Would the hours to complete the job with three men be 1/3 of the hours vs one man?

Or would it be somewhere between 1/3 and 1/2?

Edit: The last question would also assume the two could do it in half the time. Would that be correct or would that be slightly more than half?

It depends on what they are doing. If the job is to finish out receptacles (wire device, stuff in box, put on cover), there and you have N people do it, the total person hours are likely to be the same no matter what N is. So clock time is 30/N.
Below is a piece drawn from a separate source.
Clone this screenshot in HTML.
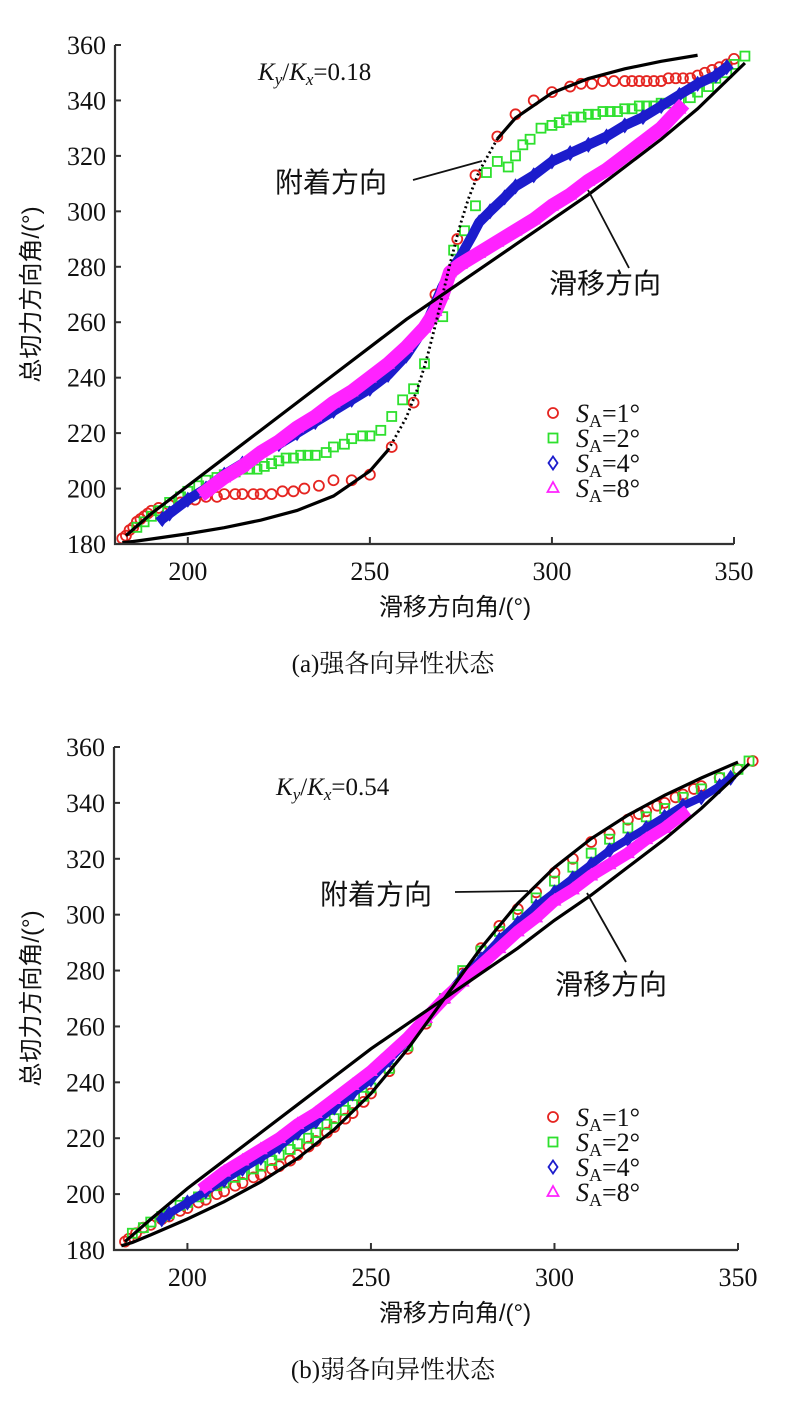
<!DOCTYPE html>
<html><head><meta charset="utf-8"><style>
html,body{margin:0;padding:0;background:#fff;}
svg{display:block;}
</style></head><body>
<svg id="fig" width="785" height="1409" viewBox="0 0 785 1409" xmlns="http://www.w3.org/2000/svg"></svg>
<script>
const curveX = [182,185,190,200,210,220,230,240,250,255,260,263,265,266,268,270,272,274,275,277,280,285,290,300,310,320,330,340];
const adhTopY = [180.5,180.9,181.8,183.7,185.9,188.6,192.1,197.3,206.3,213.9,225.6,235.7,244.1,248.8,259,270,281,291.2,295.9,304.3,314.4,326.1,333.7,342.7,347.9,351.4,354.1,356.3];
const slideX = [183,190,200,210,220,230,240,250,260,270,280,290,300,310,320,330,340,353];
const slideTopY = [183,191,201,211,221,231,241,251,261,270,279,288,297,306,316,326,337,353.5];
const slideBotY = [183,191,202,212,222,232,242,252,261,270,279,288,298,307,317,327,338,354];
const adhBotX = [182,185,190,200,210,220,230,240,250,260,270,280,290,300,310,320,330,340,350];
const adhBotY = [181.5,182.7,185.4,191.1,197.3,204.4,212.8,223.1,236,251.9,270,288.1,304,316.9,327.2,335.6,342.7,348.9,354.6];

const t1x = [182,183,184,185,186,187,188,189,190,192,195,198,200,202,205,208,210,213,215,218,220,223,226,229,232,236,240,245,250,256,262,268,274,279,285,290,295,300,305,308,311,314,317,320,322,324,326,328,330,332,334,336,338,340,342,344,346,348,350];
const t1y = [182,183,185,186,188,189,190,191,192,193,194,195,196,196,197,197,198,198,198,198,198,198,199,199,200,201,203,203,205,215,231,270,290,313,327,335,340,343,345,346,346,347,347,347,347,347,347,347,347,348,348,348,348,349,350,351,352,353,355];
const t2x = [186,188,190,192,195,198,200,203,205,208,210,213,215,217,219,221,223,225,227,229,231,233,235,238,240,243,245,248,250,253,256,259,262,265,270,273,276,279,282,285,288,290,292,294,297,300,302,304,306,308,310,312,314,316,318,320,322,324,326,328,330,333,335,338,340,343,345,348,350,353];
const t2y = [186,188,190,192,195,197,199,201,203,204,205,206,207,207,207,208,209,210,211,211,212,212,212,213,215,216,218,219,219,221,226,232,236,245,262,286,293,302,314,318,316,320,324,326,330,331,332,333,334,334,335,335,336,336,336,337,337,338,338,338,339,339,340,341,343,345,348,350,353,356];
const t4x = [193,195,200,205,210,215,220,225,230,235,240,245,250,255,260,263,266,270,272,275,278,280,283,287,290,295,300,305,310,315,320,325,330,335,340,345,348];
const t4y = [189,191,196,200,205,209,213,216,220,224,228,232,236,241,248,254,261,273,278,284,291,296,300,305,309,313,318,321,324,327,331,334,338,342,346,349,352];
const t8x = [205,210,215,220,225,230,235,240,245,250,255,260,265,268,270,272,275,280,285,290,295,300,305,310,315,320,325,330,335];
const t8y = [199,204,208,213,217,222,226,231,235,240,245,251,258,264,270,278,281,285,289,293,297,302,306,311,315,320,325,330,337];

const b1x = [183,184,186,188,190,193,195,198,200,203,205,208,210,213,215,218,220,223,225,228,230,233,235,238,240,243,245,248,250,255,260,265,270,275,280,285,290,295,300,305,310,315,320,323,325,328,330,333,335,338,340,345,350,354];
const b1y = [183,184,186,188,189,191,192,194,195,197,198,200,201,203,204,206,207,209,210,212,214,217,219,222,224,227,229,233,236,244,252,261,270,279,288,296,302,308,315,320,326,329,334,336,337,339,340,342,343,345,346,349,352,355];
const b2x = [185,188,190,193,195,198,200,203,205,208,210,213,215,218,220,223,225,228,230,233,235,238,240,243,245,248,250,255,260,265,270,275,280,285,290,295,300,305,310,315,320,325,330,335,340,345,350,353];
const b2y = [186,188,190,192,193,196,197,199,200,203,204,206,207,209,210,212,214,216,218,220,222,225,227,230,232,235,238,245,253,262,270,280,287,294,300,306,312,317,322,327,331,335,338,342,345,349,352,355];
const b4x = [193,195,200,205,210,215,220,225,230,235,240,245,250,255,260,265,270,275,280,285,290,295,300,305,310,315,320,325,330,335,340,345,348];
const b4y = [191,193,197,201,205,209,213,217,222,226,231,236,241,248,255,263,270,278,284,291,297,303,308,313,318,323,327,331,335,339,342,346,349];
const b8x = [205,210,215,220,225,230,235,240,245,250,255,260,265,270,275,280,285,290,295,300,305,310,315,320,325,330,335];
const b8y = [203,208,212,216,220,225,229,234,239,244,250,256,263,270,276,282,288,294,299,305,309,314,318,322,327,331,336];

const xTicks = [200,250,300,350];
const yTicks = [180,200,220,240,260,280,300,320,340,360];
const legendLabels = ["1","2","4","8"];

const NS = "http://www.w3.org/2000/svg";
const svg = document.getElementById('fig');
function el(tag, attrs, parent) {
  const e = document.createElementNS(NS, tag);
  for (const k in attrs) e.setAttribute(k, attrs[k]);
  (parent || svg).appendChild(e);
  return e;
}
const COLORS = {c:"#e52420", s:"#2ee02e", d:"#1c1ccc", t:"#ff22ff"};
const SERIF = '"Liberation Serif", serif';
const SANS = '"Liberation Sans","Noto Sans CJK SC",sans-serif';

function marker(g, type, px, py) {
  let m;
  if (type === 'c') m = el('circle', {cx:px, cy:py, r:5, fill:'none', stroke:COLORS.c, 'stroke-width':1.8}, g);
  else if (type === 's') m = el('rect', {x:px-4.5, y:py-4.5, width:9, height:9, fill:'none', stroke:COLORS.s, 'stroke-width':1.8}, g);
  else if (type === 'd') m = el('polygon', {points:`${px},${py-6.5} ${px+4.5},${py} ${px},${py+6.5} ${px-4.5},${py}`, fill:'none', stroke:COLORS.d, 'stroke-width':1.8}, g);
  else m = el('polygon', {points:`${px},${py-6} ${px+5.5},${py+4} ${px-5.5},${py+4}`, fill:'none', stroke:COLORS.t, 'stroke-width':1.8}, g);
  return m;
}

function drawChart(cfg) {
  const X = v => cfg.x0 + (v - 180) * (cfg.x1 - cfg.x0) / 170;
  const Y = v => cfg.y0 - (v - 180) * (cfg.y0 - cfg.y1) / 180;
  const g = el('g', {});
  
  

  const series = [[cfg.s1x,cfg.s1y,'c','series-sa-1'],[cfg.s2x,cfg.s2y,'s','series-sa-2'],[cfg.s4x,cfg.s4y,'d','series-sa-4'],[cfg.s8x,cfg.s8y,'t','series-sa-8']];
  series.forEach(([xs,ys,type,name]) => {
    const sg = el('g', {}, g);
    
    
    if (type === 'd' || type === 't') {
      const pts = xs.map((v,i)=>X(v)+','+Y(ys[i])).join(' ');
      el('polyline', {points:pts, fill:'none', stroke:COLORS[type], 'stroke-width': type==='t'?cfg.tw:cfg.dw, 'stroke-linejoin':'round', 'stroke-linecap':'square'}, sg);
    }
    xs.forEach((v,i) => {
      const m = marker(sg, type, X(v), Y(ys[i]));
      
      
    });
  });

  const sl = el('polyline', {points: slideX.map((v,i)=>X(v)+','+Y(cfg.slideY[i])).join(' '), fill:'none', stroke:'#000', 'stroke-width':3.2}, g);
  
  
  const ax = cfg.adhX, ay = cfg.adhY;
  if (cfg.dotted) {
    const a = [], b = [], c = [];
    ax.forEach((v,i) => { const p = X(v)+','+Y(ay[i]); if (v<=255) a.push(p); if (v>=255 && v<=285) b.push(p); if (v>=285) c.push(p); });
    const l1 = el('polyline', {points:a.join(' '), fill:'none', stroke:'#000', 'stroke-width':3.2}, g);
    
    
    const l2 = el('polyline', {points:b.join(' '), fill:'none', stroke:'#000', 'stroke-width':2.8, 'stroke-dasharray':'2 3'}, g);
    
    
    const l3 = el('polyline', {points:c.join(' '), fill:'none', stroke:'#000', 'stroke-width':3.2}, g);
    
    
  } else {
    const l = el('polyline', {points: ax.map((v,i)=>X(v)+','+Y(ay[i])).join(' '), fill:'none', stroke:'#000', 'stroke-width':3.2}, g);
    
    
  }

  const axis = el('path', {d:`M${cfg.x0},${cfg.y1} L${cfg.x0},${cfg.y0} L${cfg.x1},${cfg.y0}`, fill:'none', stroke:'#333', 'stroke-width':2.2}, g);
  
  
  yTicks.forEach(v => {
    el('line', {x1:cfg.x0, x2:cfg.x0+6, y1:Y(v), y2:Y(v), stroke:'#333', 'stroke-width':2}, g);
    const t = el('text', {x:cfg.x0-9, y:Y(v)+9, 'text-anchor':'end', 'font-family':SERIF, 'font-size':26, fill:'#111'}, g);
    t.textContent = v;
    
    
  });
  xTicks.forEach(v => {
    el('line', {x1:X(v), x2:X(v), y1:cfg.y0, y2:cfg.y0-7, stroke:'#333', 'stroke-width':2}, g);
    const t = el('text', {x:X(v), y:cfg.y0+36, 'text-anchor':'middle', 'font-family':SERIF, 'font-size':26, fill:'#111'}, g);
    t.textContent = v;
    
    
  });
  const xt = el('text', {x:455, y:cfg.y0+71, 'text-anchor':'middle', 'font-family':SANS, 'font-size':24, fill:'#111'}, g);
  xt.textContent = '滑移方向角/(°)';
  
  
  const yc = (cfg.y0 + cfg.y1) / 2;
  const yt = el('text', {x:0, y:0, transform:`translate(39,${yc}) rotate(-90)`, 'text-anchor':'middle', 'font-family':SANS, 'font-size':24, fill:'#111'}, g);
  yt.textContent = '总切力方向角/(°)';
  
  
  const cap = el('text', {x:393, y:cfg.y0+128, 'text-anchor':'middle', 'font-family':'"Liberation Serif","Noto Serif CJK SC",serif', 'font-size':25, fill:'#111'}, g);
  cap.textContent = cfg.caption;
  
  

  const rl = el('text', {x:cfg.ratioX, y:cfg.ratioY, 'font-family':SERIF, 'font-size':25, fill:'#111'}, g);
  rl.innerHTML = `<tspan font-style="italic">K</tspan><tspan font-style="italic" font-size="17" dy="5">y</tspan><tspan dy="-5">/</tspan><tspan font-style="italic">K</tspan><tspan font-style="italic" font-size="17" dy="5">x</tspan><tspan dy="-5">=${cfg.ratio}</tspan>`;
  
  

  const a1 = el('text', {x:cfg.adhLbl[0], y:cfg.adhLbl[1], 'font-family':SANS, 'font-size':28, fill:'#111'}, g);
  a1.textContent = '附着方向';
  
  
  el('line', {x1:cfg.adhLine[0], y1:cfg.adhLine[1], x2:cfg.adhLine[2], y2:cfg.adhLine[3], stroke:'#111', 'stroke-width':1.8}, g);
  const a2 = el('text', {x:cfg.slLbl[0], y:cfg.slLbl[1], 'font-family':SANS, 'font-size':28, fill:'#111'}, g);
  a2.textContent = '滑移方向';
  
  
  el('line', {x1:cfg.slLine[0], y1:cfg.slLine[1], x2:cfg.slLine[2], y2:cfg.slLine[3], stroke:'#111', 'stroke-width':1.8}, g);

  const lg = el('g', {}, g);
  
  
  ['c','s','d','t'].forEach((type,i) => {
    const ly = cfg.legY + i*25;
    marker(lg, type, cfg.legX, ly);
    const t = el('text', {x:cfg.legX+23, y:ly+9, 'font-family':SERIF, 'font-size':26, fill:'#111'}, lg);
    t.innerHTML = `<tspan font-style="italic">S</tspan><tspan font-size="18" dy="5">A</tspan><tspan dy="-5">=${legendLabels[i]}°</tspan>`;
    
    
  });
}

drawChart({name:'chart-strong-anisotropy', x0:115, x1:734, y0:544, y1:45, dw:10, tw:14,
  s1x:t1x,s1y:t1y,s2x:t2x,s2y:t2y,s4x:t4x,s4y:t4y,s8x:t8x,s8y:t8y,
  slideY:slideTopY, adhX:curveX, adhY:adhTopY, dotted:true,
  caption:'(a)强各向异性状态', ratio:'0.18', ratioX:258, ratioY:80,
  adhLbl:[275,192], adhLine:[413,180,482,161], slLbl:[549,293], slLine:[629,268,588,190],
  legX:553, legY:413});
drawChart({name:'chart-weak-anisotropy', x0:114, x1:738, y0:1250, y1:747, dw:8, tw:12,
  s1x:b1x,s1y:b1y,s2x:b2x,s2y:b2y,s4x:b4x,s4y:b4y,s8x:b8x,s8y:b8y,
  slideY:slideBotY, adhX:adhBotX, adhY:adhBotY, dotted:false,
  caption:'(b)弱各向异性状态', ratio:'0.54', ratioX:276, ratioY:795,
  adhLbl:[320,904], adhLine:[455,892,528,891], slLbl:[555,994], slLine:[626,962,587,893],
  legX:553, legY:1117});
</script>
</body></html>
If you are replacing ballasts in luminaires mounted 10 feet from the ground using step ladders, have a ground person will speed the job and lessen the wear and tear on the ladder people, so 3N is likely to be better that N, provided the ground person can keep up with the two ladder persons. Clock time might be (guessing) 30/2.3 or better.

If your are hanging 4in. RMC and pulling big copper once again off ladders. Clock time: two people can probably hang 4" more than twice as fast as one. Having a third person getting the parts while you leapfrog a ladder will cut the time even more. Clock time might be 30/2.7.

If I were going to estimate a lot of this, I'd time some of it. (All assumes motivated workers, not ones dogging the job).
 

Little Bill

Moderator
Staff member
Location
Tennessee NEC:2017
Occupation
Semi-Retired Electrician
It depends on what they are doing. If the job is to finish out receptacles (wire device, stuff in box, put on cover), there and you have N people do it, the total person hours are likely to be the same no matter what N is. So clock time is 30/N.

If you are replacing ballasts in luminaires mounted 10 feet from the ground using step ladders, have a ground person will speed the job and lessen the wear and tear on the ladder people, so 3N is likely to be better that N, provided the ground person can keep up with the two ladder persons. Clock time might be (guessing) 30/2.3 or better.

If your are hanging 4in. RMC and pulling big copper once again off ladders. Clock time: two people can probably hang 4" more than twice as fast as one. Having a third person getting the parts while you leapfrog a ladder will cut the time even more. Clock time might be 30/2.7.

If I were going to estimate a lot of this, I'd time some of it. (All assumes motivated workers, not ones dogging the job).

A great deal of the job will be hanging conduit off of ladders. Which I know two will be better than one. I just don't know that a 3rd person could be kept busy enough to make a great deal of difference in the total hours.

Just so I'm clear, I understand what man hours are. I'm just trying to figure total job time for estimating purposes involving more than one man.
 

kwired

Electron manager
Location
NE Nebraska
I agree that it depends on the tasks to be performed.

Sending out 4 guys to replace one receptacle isn't going to be done in 1/4 the time it takes one to do it, and may even take longer then if just one did it.

Sending out 4 guys to hand dig a trench is likely going to go nearly four times faster then just one person doing it though.
 

J.P.

Senior Member
Location
United States
Two guys on ladder hanging pipe?

Having a guy on the ground would help a lot. Handing stuff up, re-handing it after you drop it:)

I will have a ground guy when I am on a lift, he can keep bust in the area usually, but it sure is handy when I need something.


Is there anyway you could hang the pipe from a lift or even a baker scaffold with wheels.

Ladders are the slowest thing I can think of to work from.
 

keith gigabyte

Senior Member
I used to run small industrial jobs
.4 guys one month and smaller jobs. I was never able to say 1 guy 8 hrs same as 8 guys 1. Hour. Remember can't do this till that is finished.. No wire till raceway is done..etc. Yes jobs go faster with more guys but my experience shows its never a one for one trade off
 

Little Bill

Moderator
Staff member
Location
Tennessee NEC:2017
Occupation
Semi-Retired Electrician
Two guys on ladder hanging pipe?

Having a guy on the ground would help a lot. Handing stuff up, re-handing it after you drop it:)

I will have a ground guy when I am on a lift, he can keep bust in the area usually, but it sure is handy when I need something.


Is there anyway you could hang the pipe from a lift or even a baker scaffold with wheels.

Ladders are the slowest thing I can think of to work from.

No, there are too many obstacles in the way to use a lift or rolling scaffold. Some things can be moved, but most can't.